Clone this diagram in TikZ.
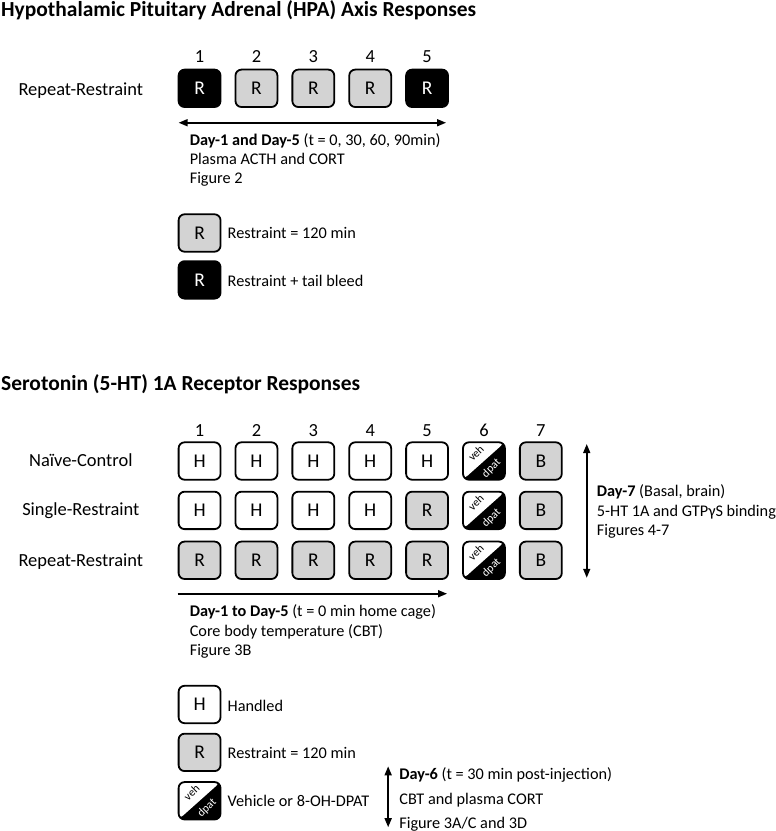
\documentclass[tikz,border=0pt]{standalone}
\usepackage{fontspec}
\setmainfont{Carlito}
\usetikzlibrary{arrows.meta}

\definecolor{restgrey}{RGB}{211,211,211}
\newcommand{\diagfont}{\fontsize{18.5}{20}\selectfont}
\newcommand{\boxfont}{\fontsize{19.5}{20}\selectfont}
\newcommand{\notefont}{\fontsize{16.3}{19}\selectfont}
\newcommand{\headfont}{\fontsize{21.5}{24}\selectfont\bfseries}
\newcommand{\vehfont}{\fontsize{11.5}{12}\selectfont}

\begin{document}
\begin{tikzpicture}[x=1pt, y=-1pt,
    daybox/.style={
        draw=black,
        line width=1.8pt,
        rounded corners=6pt,
        minimum width=42pt,
        minimum height=37.5pt,
        inner sep=0pt,
        font=\boxfont
    },
    handbox/.style={
        daybox,
        fill=white
    },
    restbox/.style={
        daybox,
        fill=restgrey
    },
    bleedbox/.style={
        daybox,
        fill=black,
        text=white
    },
    vehbox/.style={
        daybox,
        fill=black,
        path picture={
            \fill[white]
            (path picture bounding box.north west)
            -- (path picture bounding box.north east)
            -- (path picture bounding box.south west)
            -- cycle;
            \node[
                rotate=45,
                inner sep=0pt,
                font=\vehfont,
                text=black
            ]
            at ([xshift=-8pt,yshift=8pt]path picture bounding box.center) {veh};
            \node[
                rotate=45,
                inner sep=0pt,
                font=\vehfont,
                text=white
            ]
            at ([xshift=7.5pt,yshift=-7.5pt]path picture bounding box.center) {dpat};
        }
    },
    heading/.style={
        anchor=base west,
        inner sep=0pt,
        font=\headfont
    },
    rowlabel/.style={
        anchor=base,
        inner sep=0pt,
        font=\diagfont
    },
    daynum/.style={
        anchor=base,
        inner sep=0pt,
        font=\diagfont
    },
    notetext/.style={
        anchor=base west,
        inner sep=0pt,
        font=\notefont
    },
    timeline/.style={
        line width=1.6pt,
        -{Triangle[length=9pt,width=7pt]}
    },
    spanline/.style={
        line width=1.6pt,
        {Triangle[length=9pt,width=7pt]}-{Triangle[length=9pt,width=7pt]}
    }
]

% HPA axis part
\node[heading] (hpaTitle) at (1,17)
{Hypothalamic Pituitary Adrenal (HPA) Axis Responses};

\node[rowlabel] (hpaRow) at (81,96) {Repeat-Restraint};

\node[daynum] (hpaN1) at (200,63) {1};
\node[daynum] (hpaN2) at (257,63) {2};
\node[daynum] (hpaN3) at (314,63) {3};
\node[daynum] (hpaN4) at (371,63) {4};
\node[daynum] (hpaN5) at (428,63) {5};

\node[bleedbox] (hpaD1) at (200,88.5) {R};
\node[restbox] (hpaD2) at (257,88.5) {R};
\node[restbox] (hpaD3) at (314,88.5) {R};
\node[restbox] (hpaD4) at (371,88.5) {R};
\node[bleedbox] (hpaD5) at (428,88.5) {R};

\coordinate (hpaSpanL) at (179,123);
\coordinate (hpaSpanR) at (447,123);
\draw[spanline] (hpaSpanL) -- (hpaSpanR);

\node[notetext] (hpaNote1) at (190,146)
{\textbf{Day-1 and Day-5} (t = 0, 30, 60, 90min)};
\node[notetext] (hpaNote2) at (190,165) {Plasma ACTH and CORT};
\node[notetext] (hpaNote3) at (190,184) {Figure 2};

% HPA key
\node[restbox] (hpaKeyR) at (200,233.5) {R};
\node[notetext] (hpaKeyRText) at (228,239) {Restraint = 120 min};
\node[bleedbox] (hpaKeyB) at (200,280.5) {R};
\node[notetext] (hpaKeyBText) at (228,287) {Restraint + tail bleed};

% 5-HT 1A part
\node[heading] (htTitle) at (1,391)
{Serotonin (5-HT) 1A Receptor Responses};

\node[daynum] (htN1) at (200,437) {1};
\node[daynum] (htN2) at (257,437) {2};
\node[daynum] (htN3) at (314,437) {3};
\node[daynum] (htN4) at (371,437) {4};
\node[daynum] (htN5) at (428,437) {5};
\node[daynum] (htN6) at (485,437) {6};
\node[daynum] (htN7) at (542,437) {7};

\node[rowlabel] (ncRow) at (81,468) {Naïve-Control};
\node[rowlabel] (srRow) at (81,517) {Single-Restraint};
\node[rowlabel] (rrRow) at (81,568) {Repeat-Restraint};

\node[handbox] (nc1) at (200,462) {H};
\node[handbox] (nc2) at (257,462) {H};
\node[handbox] (nc3) at (314,462) {H};
\node[handbox] (nc4) at (371,462) {H};
\node[handbox] (nc5) at (428,462) {H};
\node[vehbox] (nc6) at (485,462) {};
\node[restbox] (nc7) at (542,462) {B};

\node[handbox] (sr1) at (200,511.5) {H};
\node[handbox] (sr2) at (257,511.5) {H};
\node[handbox] (sr3) at (314,511.5) {H};
\node[handbox] (sr4) at (371,511.5) {H};
\node[restbox] (sr5) at (428,511.5) {R};
\node[vehbox] (sr6) at (485,511.5) {};
\node[restbox] (sr7) at (542,511.5) {B};

\node[restbox] (rr1) at (200,561.5) {R};
\node[restbox] (rr2) at (257,561.5) {R};
\node[restbox] (rr3) at (314,561.5) {R};
\node[restbox] (rr4) at (371,561.5) {R};
\node[restbox] (rr5) at (428,561.5) {R};
\node[vehbox] (rr6) at (485,561.5) {};
\node[restbox] (rr7) at (542,561.5) {B};

\coordinate (htHomeL) at (178,595);
\coordinate (htHomeR) at (448,595);
\draw[timeline] (htHomeL) -- (htHomeR);

\node[notetext] (htHome1) at (190,618)
{\textbf{Day-1 to Day-5} (t = 0 min home cage)};
\node[notetext] (htHome2) at (190,638) {Core body temperature (CBT)};
\node[notetext] (htHome3) at (190,657) {Figure 3B};

\coordinate (htBrainT) at (588,445);
\coordinate (htBrainB) at (588,579);
\draw[spanline] (htBrainT) -- (htBrainB);

\node[notetext] (htBrain1) at (598,498)
{\textbf{Day-7} (Basal, brain)};
\node[notetext] (htBrain2) at (598,518) {5-HT 1A and GTPγS binding};
\node[notetext] (htBrain3) at (598,537) {Figures 4-7};

% 5-HT key
\node[handbox] (htKeyH) at (200,706) {H};
\node[notetext] (htKeyHText) at (228,713) {Handled};
\node[restbox] (htKeyR) at (200,754) {R};
\node[notetext] (htKeyRText) at (228,760) {Restraint = 120 min};
\node[vehbox] (htKeyV) at (200,802.5) {};
\node[notetext] (htKeyVText) at (228,808) {Vehicle or 8-OH-DPAT};

\coordinate (htInjT) at (389,768);
\coordinate (htInjB) at (389,829);
\draw[spanline] (htInjT) -- (htInjB);

\node[notetext] (htInj1) at (400,781)
{\textbf{Day-6} (t = 30 min post-injection)};
\node[notetext] (htInj2) at (400,806) {CBT and plasma CORT};
\node[notetext] (htInj3) at (400,830) {Figure 3A/C and 3D};

\path[use as bounding box] (0,0) rectangle (777,831);
\end{tikzpicture}
\end{document}
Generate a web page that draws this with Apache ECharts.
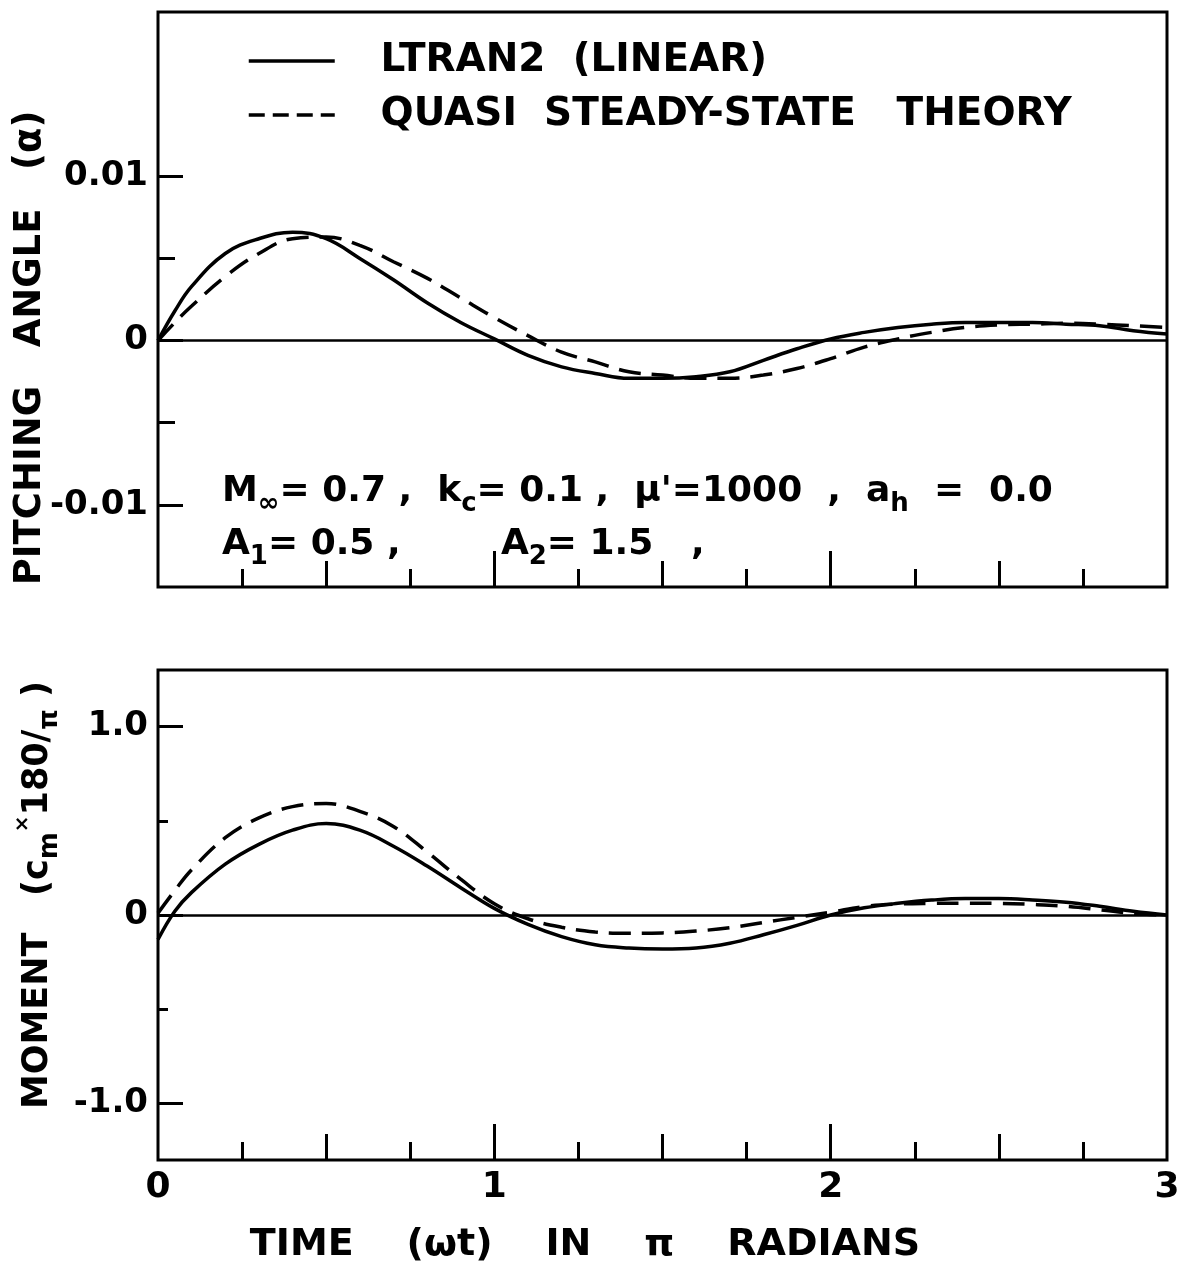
<!DOCTYPE html>
<html>
<head>
<meta charset="utf-8">
<script src="https://cdn.jsdelivr.net/npm/echarts@6/dist/echarts.min.js"></script>
<style>
  html, body { margin: 0; padding: 0; background: #fff; }
  #chart { width: 1178px; height: 1265px; }
</style>
</head>
<body>
<div id="chart"></div>
<script>
// ---- data ----
const TIME = [0, 0.05, 0.1, 0.2, 0.3, 0.4, 0.5, 0.6, 0.7, 0.8, 0.9, 1.0,
  1.1, 1.2, 1.3, 1.4, 1.5, 1.6, 1.7, 1.8, 1.9, 2.0,
  2.1, 2.2, 2.3, 2.4, 2.5, 2.6, 2.7, 2.8, 2.9, 3.0];

const ALPHA_LTRAN2 = [0, 0.0018, 0.0033, 0.0053, 0.0062, 0.0066, 0.0062, 0.0050, 0.0037, 0.0023, 0.0011, 0.0001,
  -0.0009, -0.0016, -0.0020, -0.0023, -0.0023, -0.0022, -0.0019, -0.0012, -0.0005, 0.0001,
  0.0005, 0.0008, 0.0010, 0.0011, 0.0011, 0.0011, 0.0010, 0.0009, 0.0006, 0.0004];

const ALPHA_QUASI = [0, 0.0011, 0.0021, 0.0039, 0.0053, 0.0062, 0.0063, 0.0058, 0.0048, 0.0038, 0.0026, 0.0014,
  0.0003, -0.0007, -0.0013, -0.0019, -0.0021, -0.0023, -0.0023, -0.0021, -0.0017, -0.0011,
  -0.0004, 0.0001, 0.0005, 0.0008, 0.00095, 0.0010, 0.00105, 0.0010, 0.0009, 0.0008];

const MOMENT_LTRAN2 = [-0.13, 0.02, 0.12, 0.27, 0.375, 0.45, 0.485, 0.45, 0.365, 0.26, 0.145, 0.035,
  -0.05, -0.115, -0.158, -0.175, -0.18, -0.175, -0.15, -0.105, -0.055, 0.0,
  0.038, 0.062, 0.079, 0.087, 0.087, 0.08, 0.068, 0.046, 0.02, 0.0];

const MOMENT_QUASI = [0.01, 0.13, 0.24, 0.41, 0.515, 0.575, 0.592, 0.55, 0.47, 0.335, 0.19, 0.06,
  -0.02, -0.065, -0.09, -0.097, -0.095, -0.085, -0.068, -0.04, -0.012, 0.015,
  0.045, 0.058, 0.062, 0.063, 0.062, 0.056, 0.046, 0.028, 0.008, 0.0];

const SERIES_NAMES = ['LTRAN2  (LINEAR)', 'QUASI  STEADY-STATE   THEORY'];

const X_QUARTER_TICKS = [0.25, 0.75, 1.25, 1.75, 2.25, 2.75];
const X_HALF_TICKS = [0.5, 1.5, 2.5];
const X_UNIT_TICKS = [1, 2];
const X_LABEL_VALUES = [0, 1, 2, 3];
const X_LABELS = ['0', '1', '2', '3'];

const ALPHA_MAJOR_TICKS = [-0.01, 0, 0.01];
const ALPHA_LABELS = ['-0.01', '0', '0.01'];
const ALPHA_MINOR_TICKS = [-0.005, 0.005];

const MOMENT_MAJOR_TICKS = [-1, 0, 1];
const MOMENT_LABELS = ['-1.0', '0', '1.0'];
const MOMENT_MINOR_TICKS = [-0.5, 0.5];

// ---- chart ----
const FONT = '"DejaVu Sans", "Liberation Sans", sans-serif';
const BLACK = '#000';

function pairs(xs, ys) { return xs.map((x, i) => [x, ys[i]]); }
function labelFor(values, labels) {
  return v => {
    for (let i = 0; i < values.length; i++) if (Math.abs(values[i] - v) < 1e-9) return labels[i];
    return '';
  };
}

function xAxesFor(gridIndex, withLabels) {
  const base = {
    type: 'value', gridIndex, min: 0, max: 3, position: 'bottom',
    axisLine: { show: false, onZero: false },
    splitLine: { show: false }
  };
  return [
    Object.assign({}, base, {
      axisTick: { show: true, inside: true, length: 18, customValues: X_QUARTER_TICKS, lineStyle: { width: 3, color: BLACK } },
      axisLabel: { show: false }
    }),
    Object.assign({}, base, {
      axisTick: { show: true, inside: true, length: 26, customValues: X_HALF_TICKS, lineStyle: { width: 3, color: BLACK } },
      axisLabel: { show: false }
    }),
    Object.assign({}, base, {
      axisTick: { show: true, inside: true, length: 36, customValues: X_UNIT_TICKS, lineStyle: { width: 3, color: BLACK } },
      axisLabel: withLabels ? {
        show: true, customValues: X_LABEL_VALUES, formatter: labelFor(X_LABEL_VALUES, X_LABELS),
        fontSize: 36, fontWeight: 'bold', fontFamily: FONT, color: BLACK, margin: 10
      } : { show: false }
    })
  ];
}

function yAxesFor(gridIndex, min, max, major, labels, minor, minorLen) {
  const base = {
    type: 'value', gridIndex, min, max, position: 'left',
    axisLine: { show: false, onZero: false },
    splitLine: { show: false }
  };
  return [
    Object.assign({}, base, {
      axisTick: { show: true, inside: true, length: 25, customValues: major, lineStyle: { width: 3, color: BLACK } },
      axisLabel: {
        show: true, customValues: major, formatter: labelFor(major, labels),
        fontSize: 34, fontWeight: 'bold', fontFamily: FONT, color: BLACK, margin: 10
      }
    }),
    Object.assign({}, base, {
      axisTick: { show: true, inside: true, length: minorLen, customValues: minor, lineStyle: { width: 3, color: BLACK } },
      axisLabel: { show: false }
    })
  ];
}

function zeroLine() {
  return {
    silent: true, symbol: 'none', label: { show: false },
    lineStyle: { color: BLACK, width: 2.5, type: 'solid' },
    data: [{ yAxis: 0 }]
  };
}

const solidStyle = { color: BLACK, width: 3.5, type: 'solid' };
const dashStyle = { color: BLACK, width: 3.5, type: [22, 11] };

const option = {
  backgroundColor: '#fff',
  animation: false,
  grid: [
    { left: 158, top: 12, width: 1009, height: 575, show: true, borderColor: BLACK, borderWidth: 3,
      backgroundColor: 'transparent', outerBoundsMode: 'none', containLabel: false },
    { left: 158, top: 670, width: 1009, height: 490, show: true, borderColor: BLACK, borderWidth: 3,
      backgroundColor: 'transparent', outerBoundsMode: 'none', containLabel: false }
  ],
  xAxis: [].concat(xAxesFor(0, false), xAxesFor(1, true)),
  yAxis: [].concat(
    yAxesFor(0, -0.015, 0.02, ALPHA_MAJOR_TICKS, ALPHA_LABELS, ALPHA_MINOR_TICKS, 17),
    yAxesFor(1, -1.3, 1.3, MOMENT_MAJOR_TICKS, MOMENT_LABELS, MOMENT_MINOR_TICKS, 10)
  ),
  legend: {
    orient: 'vertical', left: 242, top: 36, itemWidth: 86, itemHeight: 24, itemGap: 14,
    data: [
      { name: SERIES_NAMES[0], lineStyle: { width: 3.5, type: 'solid', color: BLACK } },
      { name: SERIES_NAMES[1], lineStyle: { width: 3.5, type: [16, 8], color: BLACK } }
    ],
    formatter: name => '   ' + name,
    itemStyle: { color: 'transparent', borderWidth: 0, opacity: 0 },
    textStyle: { fontSize: 39, fontWeight: 'bold', fontFamily: FONT, color: BLACK, lineHeight: 40 },
    selectedMode: false
  },
  series: [
    { name: SERIES_NAMES[0], type: 'line', xAxisIndex: 0, yAxisIndex: 0, data: pairs(TIME, ALPHA_LTRAN2),
      showSymbol: false, symbol: 'none', smooth: 0.4, lineStyle: solidStyle, itemStyle: { color: BLACK }, markLine: zeroLine(), z: 3 },
    { name: SERIES_NAMES[1], type: 'line', xAxisIndex: 0, yAxisIndex: 0, data: pairs(TIME, ALPHA_QUASI),
      showSymbol: false, symbol: 'none', smooth: 0.4, lineStyle: dashStyle, itemStyle: { color: BLACK }, z: 3 },
    { name: SERIES_NAMES[0], type: 'line', xAxisIndex: 3, yAxisIndex: 2, data: pairs(TIME, MOMENT_LTRAN2),
      showSymbol: false, symbol: 'none', smooth: 0.4, lineStyle: solidStyle, itemStyle: { color: BLACK }, markLine: zeroLine(), z: 3 },
    { name: SERIES_NAMES[1], type: 'line', xAxisIndex: 3, yAxisIndex: 2, data: pairs(TIME, MOMENT_QUASI),
      showSymbol: false, symbol: 'none', smooth: 0.4, lineStyle: dashStyle, itemStyle: { color: BLACK }, z: 3 }
  ],
  graphic: [
    { type: 'text', x: 30, y: 348, rotation: Math.PI / 2,
      style: { text: 'PITCHING   ANGLE   (α)', fontSize: 37, fontWeight: 'bold', fontFamily: FONT, fill: BLACK, align: 'center', verticalAlign: 'middle' } },
    { type: 'text', x: 38, y: 895, rotation: Math.PI / 2,
      style: {
        text: 'MOMENT   (c{sub|m}{sup|×}180/{sub|π} )', fontSize: 35, fontWeight: 'bold', fontFamily: FONT, fill: BLACK,
        align: 'center', verticalAlign: 'middle', lineHeight: 50,
        rich: {
          sub: { fontSize: 26, fontWeight: 'bold', fontFamily: FONT, fill: BLACK, verticalAlign: 'bottom', lineHeight: 26 },
          sup: { fontSize: 20, fontWeight: 'bold', fontFamily: FONT, fill: BLACK, verticalAlign: 'top', lineHeight: 20 }
        }
      } },
    { type: 'text', x: 585, y: 1245,
      style: { text: 'TIME    (ωt)    IN    π    RADIANS', fontSize: 38, fontWeight: 'bold', fontFamily: FONT, fill: BLACK, align: 'center', verticalAlign: 'middle' } },
    { type: 'text', x: 222, y: 492,
      style: {
        text: 'M{sub|∞}= 0.7 ,  k{sub|c}= 0.1 ,  μ\'=1000  ,  a{sub|h}  =  0.0', fontSize: 36, fontWeight: 'bold', fontFamily: FONT, fill: BLACK,
        align: 'left', verticalAlign: 'middle', lineHeight: 50,
        rich: { sub: { fontSize: 26, fontWeight: 'bold', fontFamily: FONT, fill: BLACK, verticalAlign: 'bottom', lineHeight: 26 } }
      } },
    { type: 'text', x: 222, y: 545,
      style: {
        text: 'A{sub|1}= 0.5 ,        A{sub|2}= 1.5   ,', fontSize: 36, fontWeight: 'bold', fontFamily: FONT, fill: BLACK,
        align: 'left', verticalAlign: 'middle', lineHeight: 50,
        rich: { sub: { fontSize: 26, fontWeight: 'bold', fontFamily: FONT, fill: BLACK, verticalAlign: 'bottom', lineHeight: 26 } }
      } }
  ]
};

const chart = echarts.init(document.getElementById('chart'), null, { renderer: 'canvas' });
chart.setOption(option);
</script>
</body>
</html>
◇ ◇ ◇
What you will do:
Set down nothing but the lines from the one holding "Generate a web" through the one holding "2.1, 2.2, 2.3, 2.4, 2.5, 2.6, 2.7, 2.8, 2.9, 3.0];", both included, exactly as they appear; any picture is left out.

Solution to this task:
Generate a web page that draws this with Apache ECharts.
<!DOCTYPE html>
<html>
<head>
<meta charset="utf-8">
<script src="https://cdn.jsdelivr.net/npm/echarts@6/dist/echarts.min.js"></script>
<style>
  html, body { margin: 0; padding: 0; background: #fff; }
  #chart { width: 1178px; height: 1265px; }
</style>
</head>
<body>
<div id="chart"></div>
<script>
// ---- data ----
const TIME = [0, 0.05, 0.1, 0.2, 0.3, 0.4, 0.5, 0.6, 0.7, 0.8, 0.9, 1.0,
  1.1, 1.2, 1.3, 1.4, 1.5, 1.6, 1.7, 1.8, 1.9, 2.0,
  2.1, 2.2, 2.3, 2.4, 2.5, 2.6, 2.7, 2.8, 2.9, 3.0];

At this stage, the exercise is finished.